Last week we celebrated the baptism of Oliver with his parents, Steve and Julie, handing him over to be adopted into God’s family through Christ. Like those who have been baptized before him, Oliver is now part of a new family, God’s family, and he is no longer simply Oliver Eugene Ernest, but he now bears the name Oliver Eugene Ernest son of the Living God. Through Christ and our baptism, Romans 8:15-17 tells us that we become heirs to God and co-heirs to Christ. Everything that God the Father has to give is bestowed on us as rightful heirs to His kingdom. Adoption into the family of God, transforms God the Father, into Abba, our father or daddy. A distant father figure who some view as mostly about punishment, becomes a daddy who hurts with us, suffers with us, and does His best to take care of us and loves us so dearly.

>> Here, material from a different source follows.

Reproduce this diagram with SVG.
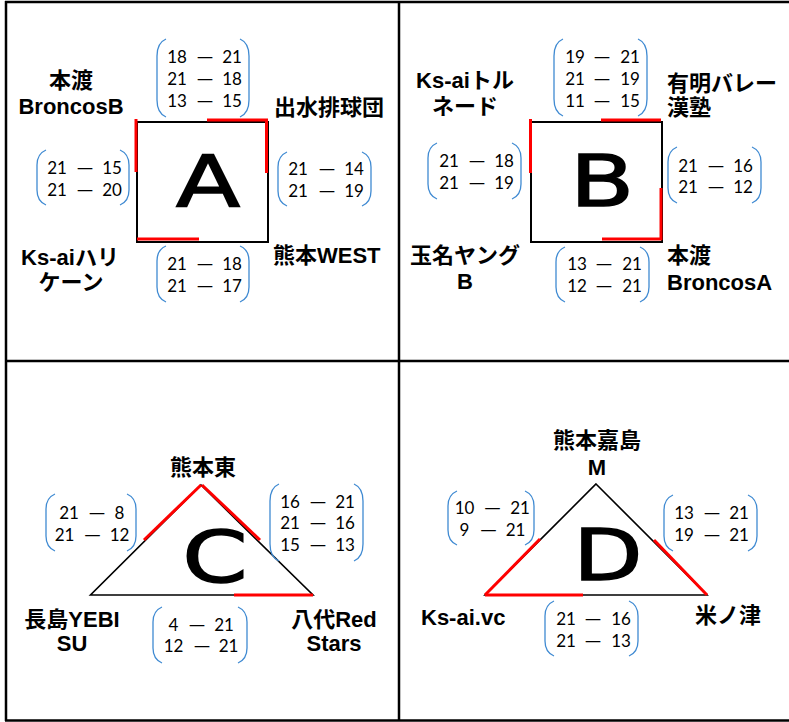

I want to close with a quote I read. It said, “If we can call God Abba, Father, everything becomes bearable. Time and again [there] will [be things that] we will not understand, but always we can be certain that ‘The Father’s hand will never cause His child a needless tear.’” Jesus knew this as he prayed out to abba on the night that he was betrayed and that is why he was able to continue towards the cross for us. The same is true for us. If we accept our place as an heir in the family of God, Abba will always be there for us to pick us up when we fall, to lift us up when we come up short, to be there for us during our roughest, darkest times, and to simply love us despite all of our flaws and shortcomings as only our Abba can do. Last week was Father’s Day, a day set apart to celebrate our Fathers, but let’s not just make it one day, make everyday Father’s Day, giving praise and glory to our Father in Heaven for the love and sacrifice that He has given to us. Amen.